DATA BLOCK:
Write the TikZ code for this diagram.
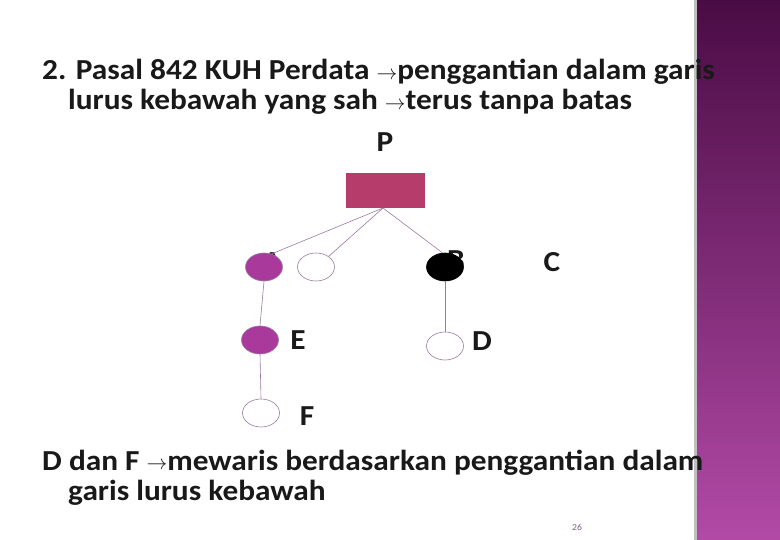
\documentclass[tikz,border=0pt]{standalone}
\usepackage{fontspec}
\setmainfont{Carlito}[FakeStretch=1.08]
\usetikzlibrary{shapes.geometric}
\begin{document}
\begin{tikzpicture}[x=1pt,y=-1pt,
  txt/.style={anchor=base west,inner sep=0pt,font=\fontsize{29}{33}\selectfont\bfseries,text=black!90},
  lbl/.style={anchor=center,inner sep=0pt,font=\fontsize{29}{33}\selectfont\bfseries,text=black!90},
  person/.style={ellipse,draw=linec,line width=0.6pt,minimum width=37pt,minimum height=28pt,inner sep=0pt},
  link/.style={draw=linec,line width=0.6pt}]
\definecolor{linec}{HTML}{9A7CA0}
\definecolor{rectc}{HTML}{B63D6B}
\definecolor{purp}{HTML}{A93A9C}
\definecolor{bandtop}{HTML}{4A0C45}
\definecolor{bandbot}{HTML}{B24AA6}
\definecolor{numc}{HTML}{7A5A80}
\newcommand{\arr}{\raisebox{0.5pt}{\fontsize{21}{21}\selectfont$\rightarrow$}}
\useasboundingbox (0,0) rectangle (780,540);
\fill[white] (0,0) rectangle (780,540);
\fill[black!25] (694,0) rectangle (698,540);
\shade[top color=bandtop,bottom color=bandbot] (697,0) rectangle (780,540);
\node[txt] (l1) at (42,80) {2. Pasal 842 KUH Perdata \arr penggantian dalam garis};
\node[txt] (l2) at (68,110) {lurus kebawah yang sah \arr terus tanpa batas};
\node[lbl] (lp) at (385,142) {P};
\node[fill=rectc,minimum width=79pt,minimum height=35pt,inner sep=0pt] (p) at (385.5,190.5) {};
\node[lbl] (la) at (272,262) {A};
\node[lbl] (lb) at (456,260) {B};
\node[person,fill=purp] (a) at (264,267) {};
\node[person,fill=white] (w) at (316,267) {};
\node[person,fill=black,draw=black] (b) at (445,267) {};
\node[lbl] (lc) at (552,262) {C};
\node[person,fill=purp] (e) at (260,340) {};
\node[lbl] (le) at (298,340) {E};
\node[person,fill=white] (d) at (445,346) {};
\node[lbl] (ld) at (482,341) {D};
\node[person,fill=white] (f) at (261,413) {};
\node[lbl] (lf) at (307,416) {F};
\coordinate (pb) at (383,208);
\draw[link] (pb) -- (a.60);
\draw[link] (pb) -- (w.40);
\draw[link] (pb) -- (b.100);
\draw[link] (a.south) -- (e.north);
\draw[link] (e.south) -- (f.north);
\draw[link] (b.south) -- (d.north);
\node[txt] (l3) at (42,470) {D dan F \arr mewaris berdasarkan penggantian dalam};
\node[txt] (l4) at (68,500) {garis lurus kebawah};
\node[anchor=center,inner sep=0pt,font=\fontsize{9}{10}\selectfont,text=numc] (pg) at (577,527) {26};
\end{tikzpicture}
\end{document}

REQUIREMENT: Retype the data above exactly; pictures are not part of the copy.

EXPECTED OUTPUT:
Write the TikZ code for this diagram.
\documentclass[tikz,border=0pt]{standalone}
\usepackage{fontspec}
\setmainfont{Carlito}[FakeStretch=1.08]
\usetikzlibrary{shapes.geometric}
\begin{document}
\begin{tikzpicture}[x=1pt,y=-1pt,
  txt/.style={anchor=base west,inner sep=0pt,font=\fontsize{29}{33}\selectfont\bfseries,text=black!90},
  lbl/.style={anchor=center,inner sep=0pt,font=\fontsize{29}{33}\selectfont\bfseries,text=black!90},
  person/.style={ellipse,draw=linec,line width=0.6pt,minimum width=37pt,minimum height=28pt,inner sep=0pt},
  link/.style={draw=linec,line width=0.6pt}]
\definecolor{linec}{HTML}{9A7CA0}
\definecolor{rectc}{HTML}{B63D6B}
\definecolor{purp}{HTML}{A93A9C}
\definecolor{bandtop}{HTML}{4A0C45}
\definecolor{bandbot}{HTML}{B24AA6}
\definecolor{numc}{HTML}{7A5A80}
\newcommand{\arr}{\raisebox{0.5pt}{\fontsize{21}{21}\selectfont$\rightarrow$}}
\useasboundingbox (0,0) rectangle (780,540);
\fill[white] (0,0) rectangle (780,540);
\fill[black!25] (694,0) rectangle (698,540);
\shade[top color=bandtop,bottom color=bandbot] (697,0) rectangle (780,540);
\node[txt] (l1) at (42,80) {2. Pasal 842 KUH Perdata \arr penggantian dalam garis};
\node[txt] (l2) at (68,110) {lurus kebawah yang sah \arr terus tanpa batas};
\node[lbl] (lp) at (385,142) {P};
\node[fill=rectc,minimum width=79pt,minimum height=35pt,inner sep=0pt] (p) at (385.5,190.5) {};
\node[lbl] (la) at (272,262) {A};
\node[lbl] (lb) at (456,260) {B};
\node[person,fill=purp] (a) at (264,267) {};
\node[person,fill=white] (w) at (316,267) {};
\node[person,fill=black,draw=black] (b) at (445,267) {};
\node[lbl] (lc) at (552,262) {C};
\node[person,fill=purp] (e) at (260,340) {};
\node[lbl] (le) at (298,340) {E};
\node[person,fill=white] (d) at (445,346) {};
\node[lbl] (ld) at (482,341) {D};
\node[person,fill=white] (f) at (261,413) {};
\node[lbl] (lf) at (307,416) {F};
\coordinate (pb) at (383,208);
\draw[link] (pb) -- (a.60);
\draw[link] (pb) -- (w.40);
\draw[link] (pb) -- (b.100);
\draw[link] (a.south) -- (e.north);
\draw[link] (e.south) -- (f.north);
\draw[link] (b.south) -- (d.north);
\node[txt] (l3) at (42,470) {D dan F \arr mewaris berdasarkan penggantian dalam};
\node[txt] (l4) at (68,500) {garis lurus kebawah};
\node[anchor=center,inner sep=0pt,font=\fontsize{9}{10}\selectfont,text=numc] (pg) at (577,527) {26};
\end{tikzpicture}
\end{document}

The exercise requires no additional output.